### SET EXERCISE:
Carry none of the pictures over; set down the material below exactly.

### DATA SEGMENT:
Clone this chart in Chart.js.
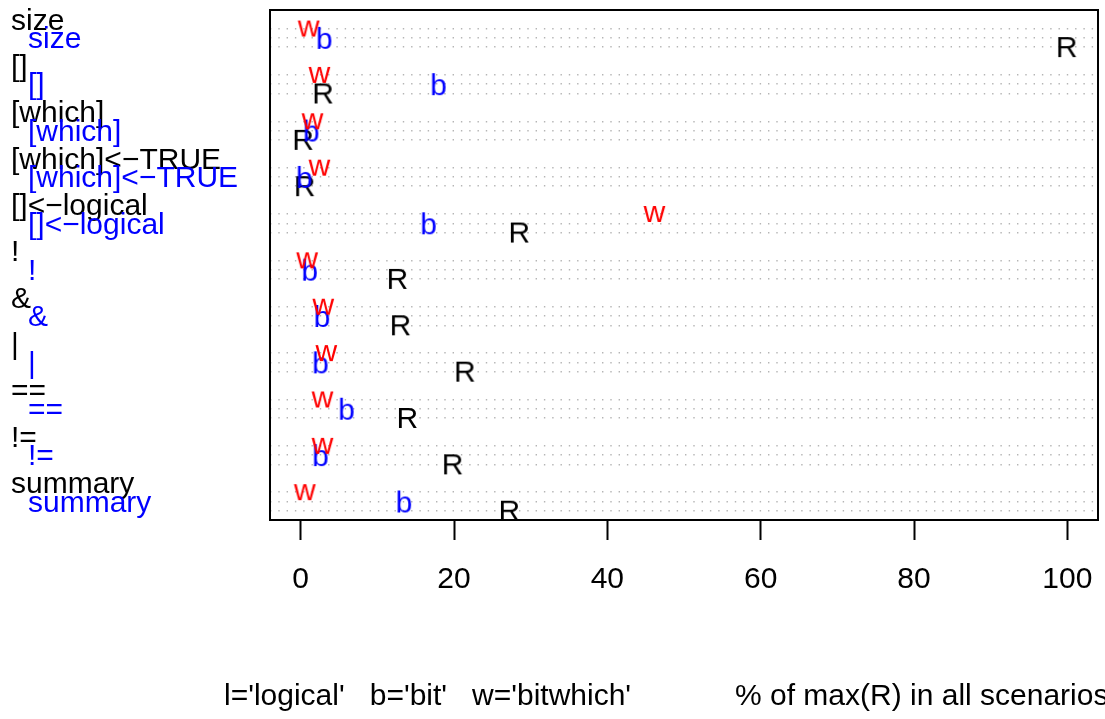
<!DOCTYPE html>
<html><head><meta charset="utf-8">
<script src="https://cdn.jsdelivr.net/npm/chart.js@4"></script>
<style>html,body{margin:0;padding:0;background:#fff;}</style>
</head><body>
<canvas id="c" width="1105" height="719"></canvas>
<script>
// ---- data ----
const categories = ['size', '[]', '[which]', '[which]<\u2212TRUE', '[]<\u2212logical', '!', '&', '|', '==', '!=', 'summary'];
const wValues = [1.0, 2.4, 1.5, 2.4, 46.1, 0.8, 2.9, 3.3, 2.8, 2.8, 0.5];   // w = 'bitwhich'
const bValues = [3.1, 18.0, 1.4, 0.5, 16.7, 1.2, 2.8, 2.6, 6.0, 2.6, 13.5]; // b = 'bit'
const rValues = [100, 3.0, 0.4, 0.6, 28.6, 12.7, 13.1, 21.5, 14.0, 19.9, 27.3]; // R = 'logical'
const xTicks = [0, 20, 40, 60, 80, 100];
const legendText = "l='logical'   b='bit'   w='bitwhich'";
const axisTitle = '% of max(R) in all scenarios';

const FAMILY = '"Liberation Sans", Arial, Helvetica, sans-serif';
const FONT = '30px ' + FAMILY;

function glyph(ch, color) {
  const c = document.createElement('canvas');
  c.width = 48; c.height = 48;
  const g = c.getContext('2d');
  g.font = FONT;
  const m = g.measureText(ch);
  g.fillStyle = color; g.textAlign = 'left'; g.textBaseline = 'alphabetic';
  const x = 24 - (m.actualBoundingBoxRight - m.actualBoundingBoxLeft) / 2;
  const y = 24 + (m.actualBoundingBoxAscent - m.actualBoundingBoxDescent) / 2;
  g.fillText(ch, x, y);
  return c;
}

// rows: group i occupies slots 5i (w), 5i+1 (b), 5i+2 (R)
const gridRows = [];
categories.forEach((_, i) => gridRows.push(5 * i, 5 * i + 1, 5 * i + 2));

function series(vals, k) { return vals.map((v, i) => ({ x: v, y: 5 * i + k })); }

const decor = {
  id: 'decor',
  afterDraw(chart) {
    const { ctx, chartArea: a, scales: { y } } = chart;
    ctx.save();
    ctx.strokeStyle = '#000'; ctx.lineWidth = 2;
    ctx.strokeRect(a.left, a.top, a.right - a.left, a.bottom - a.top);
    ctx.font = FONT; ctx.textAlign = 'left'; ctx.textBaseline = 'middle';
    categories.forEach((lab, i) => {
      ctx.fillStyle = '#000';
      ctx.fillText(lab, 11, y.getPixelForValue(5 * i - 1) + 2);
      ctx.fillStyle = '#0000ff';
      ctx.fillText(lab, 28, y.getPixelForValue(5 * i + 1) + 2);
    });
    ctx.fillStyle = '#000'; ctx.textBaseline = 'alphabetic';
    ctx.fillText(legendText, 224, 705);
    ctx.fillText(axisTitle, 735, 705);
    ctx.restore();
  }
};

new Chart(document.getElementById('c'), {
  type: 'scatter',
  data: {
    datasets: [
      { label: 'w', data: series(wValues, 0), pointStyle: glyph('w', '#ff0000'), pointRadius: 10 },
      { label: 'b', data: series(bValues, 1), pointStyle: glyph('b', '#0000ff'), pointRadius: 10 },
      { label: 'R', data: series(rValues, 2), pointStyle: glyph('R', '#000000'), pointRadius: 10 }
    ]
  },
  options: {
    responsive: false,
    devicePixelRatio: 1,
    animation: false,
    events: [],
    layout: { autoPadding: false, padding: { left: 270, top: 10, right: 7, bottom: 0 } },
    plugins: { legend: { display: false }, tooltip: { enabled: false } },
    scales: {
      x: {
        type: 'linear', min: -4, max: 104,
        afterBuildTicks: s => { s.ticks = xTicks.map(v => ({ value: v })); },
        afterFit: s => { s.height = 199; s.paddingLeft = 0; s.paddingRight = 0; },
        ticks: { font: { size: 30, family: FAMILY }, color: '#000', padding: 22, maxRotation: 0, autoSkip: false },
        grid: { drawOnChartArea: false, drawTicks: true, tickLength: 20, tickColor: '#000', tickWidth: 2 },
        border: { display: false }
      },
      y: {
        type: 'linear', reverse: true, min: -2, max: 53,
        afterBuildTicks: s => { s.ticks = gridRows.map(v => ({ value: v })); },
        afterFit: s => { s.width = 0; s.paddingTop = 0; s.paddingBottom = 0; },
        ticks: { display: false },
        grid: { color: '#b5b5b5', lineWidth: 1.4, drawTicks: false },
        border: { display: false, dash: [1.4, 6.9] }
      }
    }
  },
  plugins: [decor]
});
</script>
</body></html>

### FINISHED ANSWER:
Clone this chart in Chart.js.
<!DOCTYPE html>
<html><head><meta charset="utf-8">
<script src="https://cdn.jsdelivr.net/npm/chart.js@4"></script>
<style>html,body{margin:0;padding:0;background:#fff;}</style>
</head><body>
<canvas id="c" width="1105" height="719"></canvas>
<script>
// ---- data ----
const categories = ['size', '[]', '[which]', '[which]<\u2212TRUE', '[]<\u2212logical', '!', '&', '|', '==', '!=', 'summary'];
const wValues = [1.0, 2.4, 1.5, 2.4, 46.1, 0.8, 2.9, 3.3, 2.8, 2.8, 0.5];   // w = 'bitwhich'
const bValues = [3.1, 18.0, 1.4, 0.5, 16.7, 1.2, 2.8, 2.6, 6.0, 2.6, 13.5]; // b = 'bit'
const rValues = [100, 3.0, 0.4, 0.6, 28.6, 12.7, 13.1, 21.5, 14.0, 19.9, 27.3]; // R = 'logical'
const xTicks = [0, 20, 40, 60, 80, 100];
const legendText = "l='logical'   b='bit'   w='bitwhich'";
const axisTitle = '% of max(R) in all scenarios';

const FAMILY = '"Liberation Sans", Arial, Helvetica, sans-serif';
const FONT = '30px ' + FAMILY;

function glyph(ch, color) {
  const c = document.createElement('canvas');
  c.width = 48; c.height = 48;
  const g = c.getContext('2d');
  g.font = FONT;
  const m = g.measureText(ch);
  g.fillStyle = color; g.textAlign = 'left'; g.textBaseline = 'alphabetic';
  const x = 24 - (m.actualBoundingBoxRight - m.actualBoundingBoxLeft) / 2;
  const y = 24 + (m.actualBoundingBoxAscent - m.actualBoundingBoxDescent) / 2;
  g.fillText(ch, x, y);
  return c;
}

// rows: group i occupies slots 5i (w), 5i+1 (b), 5i+2 (R)
const gridRows = [];
categories.forEach((_, i) => gridRows.push(5 * i, 5 * i + 1, 5 * i + 2));

function series(vals, k) { return vals.map((v, i) => ({ x: v, y: 5 * i + k })); }

const decor = {
  id: 'decor',
  afterDraw(chart) {
    const { ctx, chartArea: a, scales: { y } } = chart;
    ctx.save();
    ctx.strokeStyle = '#000'; ctx.lineWidth = 2;
    ctx.strokeRect(a.left, a.top, a.right - a.left, a.bottom - a.top);
    ctx.font = FONT; ctx.textAlign = 'left'; ctx.textBaseline = 'middle';
    categories.forEach((lab, i) => {
      ctx.fillStyle = '#000';
      ctx.fillText(lab, 11, y.getPixelForValue(5 * i - 1) + 2);
      ctx.fillStyle = '#0000ff';
      ctx.fillText(lab, 28, y.getPixelForValue(5 * i + 1) + 2);
    });
    ctx.fillStyle = '#000'; ctx.textBaseline = 'alphabetic';
    ctx.fillText(legendText, 224, 705);
    ctx.fillText(axisTitle, 735, 705);
    ctx.restore();
  }
};

new Chart(document.getElementById('c'), {
  type: 'scatter',
  data: {
    datasets: [
      { label: 'w', data: series(wValues, 0), pointStyle: glyph('w', '#ff0000'), pointRadius: 10 },
      { label: 'b', data: series(bValues, 1), pointStyle: glyph('b', '#0000ff'), pointRadius: 10 },
      { label: 'R', data: series(rValues, 2), pointStyle: glyph('R', '#000000'), pointRadius: 10 }
    ]
  },
  options: {
    responsive: false,
    devicePixelRatio: 1,
    animation: false,
    events: [],
    layout: { autoPadding: false, padding: { left: 270, top: 10, right: 7, bottom: 0 } },
    plugins: { legend: { display: false }, tooltip: { enabled: false } },
    scales: {
      x: {
        type: 'linear', min: -4, max: 104,
        afterBuildTicks: s => { s.ticks = xTicks.map(v => ({ value: v })); },
        afterFit: s => { s.height = 199; s.paddingLeft = 0; s.paddingRight = 0; },
        ticks: { font: { size: 30, family: FAMILY }, color: '#000', padding: 22, maxRotation: 0, autoSkip: false },
        grid: { drawOnChartArea: false, drawTicks: true, tickLength: 20, tickColor: '#000', tickWidth: 2 },
        border: { display: false }
      },
      y: {
        type: 'linear', reverse: true, min: -2, max: 53,
        afterBuildTicks: s => { s.ticks = gridRows.map(v => ({ value: v })); },
        afterFit: s => { s.width = 0; s.paddingTop = 0; s.paddingBottom = 0; },
        ticks: { display: false },
        grid: { color: '#b5b5b5', lineWidth: 1.4, drawTicks: false },
        border: { display: false, dash: [1.4, 6.9] }
      }
    }
  },
  plugins: [decor]
});
</script>
</body></html>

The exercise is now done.